* Problem description
Copy every record word for word.
■ ■ ■ ■ ■
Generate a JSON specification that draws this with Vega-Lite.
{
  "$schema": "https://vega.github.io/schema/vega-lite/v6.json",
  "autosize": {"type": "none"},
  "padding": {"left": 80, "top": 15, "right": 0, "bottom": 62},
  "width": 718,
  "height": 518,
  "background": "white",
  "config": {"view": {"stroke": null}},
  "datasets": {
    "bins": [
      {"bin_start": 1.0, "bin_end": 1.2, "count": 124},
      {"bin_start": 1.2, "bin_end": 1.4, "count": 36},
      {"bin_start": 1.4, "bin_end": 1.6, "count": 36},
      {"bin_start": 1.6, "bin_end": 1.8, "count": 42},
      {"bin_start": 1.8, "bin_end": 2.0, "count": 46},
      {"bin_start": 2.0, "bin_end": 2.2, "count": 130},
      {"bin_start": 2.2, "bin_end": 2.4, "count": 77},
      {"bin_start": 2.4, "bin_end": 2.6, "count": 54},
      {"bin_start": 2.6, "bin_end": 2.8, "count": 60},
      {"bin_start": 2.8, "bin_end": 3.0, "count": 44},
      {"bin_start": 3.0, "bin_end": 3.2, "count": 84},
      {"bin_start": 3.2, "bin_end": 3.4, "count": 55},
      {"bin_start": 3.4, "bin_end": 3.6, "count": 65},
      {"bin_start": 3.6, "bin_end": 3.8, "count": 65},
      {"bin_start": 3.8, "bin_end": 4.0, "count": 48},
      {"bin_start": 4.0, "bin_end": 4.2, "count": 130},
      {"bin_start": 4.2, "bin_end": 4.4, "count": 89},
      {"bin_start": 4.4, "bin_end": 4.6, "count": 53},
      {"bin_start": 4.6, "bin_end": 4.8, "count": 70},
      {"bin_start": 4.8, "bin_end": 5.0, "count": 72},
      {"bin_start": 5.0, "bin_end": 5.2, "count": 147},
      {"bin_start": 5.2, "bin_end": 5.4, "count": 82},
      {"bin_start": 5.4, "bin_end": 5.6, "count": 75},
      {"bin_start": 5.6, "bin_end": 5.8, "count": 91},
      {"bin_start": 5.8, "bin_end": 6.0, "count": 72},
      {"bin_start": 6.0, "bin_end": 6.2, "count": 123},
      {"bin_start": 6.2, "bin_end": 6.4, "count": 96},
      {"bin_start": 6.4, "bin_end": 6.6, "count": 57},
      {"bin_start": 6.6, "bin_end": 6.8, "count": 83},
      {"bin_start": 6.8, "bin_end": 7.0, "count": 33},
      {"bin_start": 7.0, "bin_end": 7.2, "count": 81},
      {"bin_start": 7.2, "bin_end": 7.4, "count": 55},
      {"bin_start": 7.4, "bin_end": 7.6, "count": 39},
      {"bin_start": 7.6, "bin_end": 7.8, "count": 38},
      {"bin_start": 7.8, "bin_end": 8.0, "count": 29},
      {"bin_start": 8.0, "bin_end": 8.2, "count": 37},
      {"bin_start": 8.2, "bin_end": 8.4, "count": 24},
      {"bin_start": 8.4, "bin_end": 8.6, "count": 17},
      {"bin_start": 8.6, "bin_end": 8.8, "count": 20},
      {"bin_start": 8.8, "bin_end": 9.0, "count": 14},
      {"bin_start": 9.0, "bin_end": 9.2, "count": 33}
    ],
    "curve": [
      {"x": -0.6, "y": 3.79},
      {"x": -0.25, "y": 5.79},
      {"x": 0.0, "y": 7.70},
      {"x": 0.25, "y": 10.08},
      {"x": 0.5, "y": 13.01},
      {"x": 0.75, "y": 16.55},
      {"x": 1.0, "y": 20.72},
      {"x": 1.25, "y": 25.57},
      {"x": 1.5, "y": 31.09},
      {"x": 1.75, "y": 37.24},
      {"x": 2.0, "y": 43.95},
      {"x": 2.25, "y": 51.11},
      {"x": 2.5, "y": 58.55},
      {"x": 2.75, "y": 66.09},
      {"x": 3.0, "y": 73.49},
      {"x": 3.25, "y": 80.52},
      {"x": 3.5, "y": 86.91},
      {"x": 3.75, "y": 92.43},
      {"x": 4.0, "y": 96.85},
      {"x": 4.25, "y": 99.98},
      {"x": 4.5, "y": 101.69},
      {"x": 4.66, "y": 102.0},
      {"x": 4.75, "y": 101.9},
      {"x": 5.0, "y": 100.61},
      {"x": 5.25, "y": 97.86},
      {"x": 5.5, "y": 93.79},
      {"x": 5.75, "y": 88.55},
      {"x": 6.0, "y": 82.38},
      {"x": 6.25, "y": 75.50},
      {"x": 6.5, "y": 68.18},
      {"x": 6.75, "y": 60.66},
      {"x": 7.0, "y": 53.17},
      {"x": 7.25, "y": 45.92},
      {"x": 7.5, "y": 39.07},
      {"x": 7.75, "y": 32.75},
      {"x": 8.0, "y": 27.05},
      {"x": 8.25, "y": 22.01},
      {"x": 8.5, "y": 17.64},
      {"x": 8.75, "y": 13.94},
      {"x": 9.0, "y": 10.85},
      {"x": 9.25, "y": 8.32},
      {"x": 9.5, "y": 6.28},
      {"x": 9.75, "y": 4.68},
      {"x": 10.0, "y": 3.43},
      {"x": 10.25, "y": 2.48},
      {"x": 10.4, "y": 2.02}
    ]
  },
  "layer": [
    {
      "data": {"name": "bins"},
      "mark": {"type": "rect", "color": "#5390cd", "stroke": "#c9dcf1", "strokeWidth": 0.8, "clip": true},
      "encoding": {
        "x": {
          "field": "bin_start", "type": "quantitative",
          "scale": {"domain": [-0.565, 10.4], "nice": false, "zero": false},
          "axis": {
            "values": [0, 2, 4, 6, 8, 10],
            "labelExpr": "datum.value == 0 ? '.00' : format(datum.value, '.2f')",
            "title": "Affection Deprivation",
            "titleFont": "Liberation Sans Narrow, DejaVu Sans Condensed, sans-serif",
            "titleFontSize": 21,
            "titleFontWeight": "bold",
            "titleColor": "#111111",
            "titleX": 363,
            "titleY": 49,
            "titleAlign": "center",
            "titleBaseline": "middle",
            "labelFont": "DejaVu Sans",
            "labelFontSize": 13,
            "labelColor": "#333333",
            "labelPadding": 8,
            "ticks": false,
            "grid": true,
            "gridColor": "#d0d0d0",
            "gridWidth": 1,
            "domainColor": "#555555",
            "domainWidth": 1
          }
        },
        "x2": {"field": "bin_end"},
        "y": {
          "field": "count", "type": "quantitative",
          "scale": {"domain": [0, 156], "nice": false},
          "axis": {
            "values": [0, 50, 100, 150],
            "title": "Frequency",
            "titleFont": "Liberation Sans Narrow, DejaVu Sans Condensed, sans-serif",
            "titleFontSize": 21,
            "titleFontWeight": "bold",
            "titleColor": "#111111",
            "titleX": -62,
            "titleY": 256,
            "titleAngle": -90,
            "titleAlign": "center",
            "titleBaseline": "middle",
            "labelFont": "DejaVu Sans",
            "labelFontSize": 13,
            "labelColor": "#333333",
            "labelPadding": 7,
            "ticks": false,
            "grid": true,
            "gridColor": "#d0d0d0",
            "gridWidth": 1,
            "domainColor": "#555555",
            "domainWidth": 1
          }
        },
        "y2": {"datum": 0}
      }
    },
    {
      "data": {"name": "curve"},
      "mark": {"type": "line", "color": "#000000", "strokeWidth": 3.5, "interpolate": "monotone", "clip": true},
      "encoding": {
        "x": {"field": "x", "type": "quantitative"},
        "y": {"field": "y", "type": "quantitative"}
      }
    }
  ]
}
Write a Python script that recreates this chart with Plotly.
■ ■ ■ ■ ■
* Written solution
Generate a JSON specification that draws this with Vega-Lite.
{
  "$schema": "https://vega.github.io/schema/vega-lite/v6.json",
  "autosize": {"type": "none"},
  "padding": {"left": 80, "top": 15, "right": 0, "bottom": 62},
  "width": 718,
  "height": 518,
  "background": "white",
  "config": {"view": {"stroke": null}},
  "datasets": {
    "bins": [
      {"bin_start": 1.0, "bin_end": 1.2, "count": 124},
      {"bin_start": 1.2, "bin_end": 1.4, "count": 36},
      {"bin_start": 1.4, "bin_end": 1.6, "count": 36},
      {"bin_start": 1.6, "bin_end": 1.8, "count": 42},
      {"bin_start": 1.8, "bin_end": 2.0, "count": 46},
      {"bin_start": 2.0, "bin_end": 2.2, "count": 130},
      {"bin_start": 2.2, "bin_end": 2.4, "count": 77},
      {"bin_start": 2.4, "bin_end": 2.6, "count": 54},
      {"bin_start": 2.6, "bin_end": 2.8, "count": 60},
      {"bin_start": 2.8, "bin_end": 3.0, "count": 44},
      {"bin_start": 3.0, "bin_end": 3.2, "count": 84},
      {"bin_start": 3.2, "bin_end": 3.4, "count": 55},
      {"bin_start": 3.4, "bin_end": 3.6, "count": 65},
      {"bin_start": 3.6, "bin_end": 3.8, "count": 65},
      {"bin_start": 3.8, "bin_end": 4.0, "count": 48},
      {"bin_start": 4.0, "bin_end": 4.2, "count": 130},
      {"bin_start": 4.2, "bin_end": 4.4, "count": 89},
      {"bin_start": 4.4, "bin_end": 4.6, "count": 53},
      {"bin_start": 4.6, "bin_end": 4.8, "count": 70},
      {"bin_start": 4.8, "bin_end": 5.0, "count": 72},
      {"bin_start": 5.0, "bin_end": 5.2, "count": 147},
      {"bin_start": 5.2, "bin_end": 5.4, "count": 82},
      {"bin_start": 5.4, "bin_end": 5.6, "count": 75},
      {"bin_start": 5.6, "bin_end": 5.8, "count": 91},
      {"bin_start": 5.8, "bin_end": 6.0, "count": 72},
      {"bin_start": 6.0, "bin_end": 6.2, "count": 123},
      {"bin_start": 6.2, "bin_end": 6.4, "count": 96},
      {"bin_start": 6.4, "bin_end": 6.6, "count": 57},
      {"bin_start": 6.6, "bin_end": 6.8, "count": 83},
      {"bin_start": 6.8, "bin_end": 7.0, "count": 33},
      {"bin_start": 7.0, "bin_end": 7.2, "count": 81},
      {"bin_start": 7.2, "bin_end": 7.4, "count": 55},
      {"bin_start": 7.4, "bin_end": 7.6, "count": 39},
      {"bin_start": 7.6, "bin_end": 7.8, "count": 38},
      {"bin_start": 7.8, "bin_end": 8.0, "count": 29},
      {"bin_start": 8.0, "bin_end": 8.2, "count": 37},
      {"bin_start": 8.2, "bin_end": 8.4, "count": 24},
      {"bin_start": 8.4, "bin_end": 8.6, "count": 17},
      {"bin_start": 8.6, "bin_end": 8.8, "count": 20},
      {"bin_start": 8.8, "bin_end": 9.0, "count": 14},
      {"bin_start": 9.0, "bin_end": 9.2, "count": 33}
    ],
    "curve": [
      {"x": -0.6, "y": 3.79},
      {"x": -0.25, "y": 5.79},
      {"x": 0.0, "y": 7.70},
      {"x": 0.25, "y": 10.08},
      {"x": 0.5, "y": 13.01},
      {"x": 0.75, "y": 16.55},
      {"x": 1.0, "y": 20.72},
      {"x": 1.25, "y": 25.57},
      {"x": 1.5, "y": 31.09},
      {"x": 1.75, "y": 37.24},
      {"x": 2.0, "y": 43.95},
      {"x": 2.25, "y": 51.11},
      {"x": 2.5, "y": 58.55},
      {"x": 2.75, "y": 66.09},
      {"x": 3.0, "y": 73.49},
      {"x": 3.25, "y": 80.52},
      {"x": 3.5, "y": 86.91},
      {"x": 3.75, "y": 92.43},
      {"x": 4.0, "y": 96.85},
      {"x": 4.25, "y": 99.98},
      {"x": 4.5, "y": 101.69},
      {"x": 4.66, "y": 102.0},
      {"x": 4.75, "y": 101.9},
      {"x": 5.0, "y": 100.61},
      {"x": 5.25, "y": 97.86},
      {"x": 5.5, "y": 93.79},
      {"x": 5.75, "y": 88.55},
      {"x": 6.0, "y": 82.38},
      {"x": 6.25, "y": 75.50},
      {"x": 6.5, "y": 68.18},
      {"x": 6.75, "y": 60.66},
      {"x": 7.0, "y": 53.17},
      {"x": 7.25, "y": 45.92},
      {"x": 7.5, "y": 39.07},
      {"x": 7.75, "y": 32.75},
      {"x": 8.0, "y": 27.05},
      {"x": 8.25, "y": 22.01},
      {"x": 8.5, "y": 17.64},
      {"x": 8.75, "y": 13.94},
      {"x": 9.0, "y": 10.85},
      {"x": 9.25, "y": 8.32},
      {"x": 9.5, "y": 6.28},
      {"x": 9.75, "y": 4.68},
      {"x": 10.0, "y": 3.43},
      {"x": 10.25, "y": 2.48},
      {"x": 10.4, "y": 2.02}
    ]
  },
  "layer": [
    {
      "data": {"name": "bins"},
      "mark": {"type": "rect", "color": "#5390cd", "stroke": "#c9dcf1", "strokeWidth": 0.8, "clip": true},
      "encoding": {
        "x": {
          "field": "bin_start", "type": "quantitative",
          "scale": {"domain": [-0.565, 10.4], "nice": false, "zero": false},
          "axis": {
            "values": [0, 2, 4, 6, 8, 10],
            "labelExpr": "datum.value == 0 ? '.00' : format(datum.value, '.2f')",
            "title": "Affection Deprivation",
            "titleFont": "Liberation Sans Narrow, DejaVu Sans Condensed, sans-serif",
            "titleFontSize": 21,
            "titleFontWeight": "bold",
            "titleColor": "#111111",
            "titleX": 363,
            "titleY": 49,
            "titleAlign": "center",
            "titleBaseline": "middle",
            "labelFont": "DejaVu Sans",
            "labelFontSize": 13,
            "labelColor": "#333333",
            "labelPadding": 8,
            "ticks": false,
            "grid": true,
            "gridColor": "#d0d0d0",
            "gridWidth": 1,
            "domainColor": "#555555",
            "domainWidth": 1
          }
        },
        "x2": {"field": "bin_end"},
        "y": {
          "field": "count", "type": "quantitative",
          "scale": {"domain": [0, 156], "nice": false},
          "axis": {
            "values": [0, 50, 100, 150],
            "title": "Frequency",
            "titleFont": "Liberation Sans Narrow, DejaVu Sans Condensed, sans-serif",
            "titleFontSize": 21,
            "titleFontWeight": "bold",
            "titleColor": "#111111",
            "titleX": -62,
            "titleY": 256,
            "titleAngle": -90,
            "titleAlign": "center",
            "titleBaseline": "middle",
            "labelFont": "DejaVu Sans",
            "labelFontSize": 13,
            "labelColor": "#333333",
            "labelPadding": 7,
            "ticks": false,
            "grid": true,
            "gridColor": "#d0d0d0",
            "gridWidth": 1,
            "domainColor": "#555555",
            "domainWidth": 1
          }
        },
        "y2": {"datum": 0}
      }
    },
    {
      "data": {"name": "curve"},
      "mark": {"type": "line", "color": "#000000", "strokeWidth": 3.5, "interpolate": "monotone", "clip": true},
      "encoding": {
        "x": {"field": "x", "type": "quantitative"},
        "y": {"field": "y", "type": "quantitative"}
      }
    }
  ]
}
Write a Python script that recreates this chart with Plotly.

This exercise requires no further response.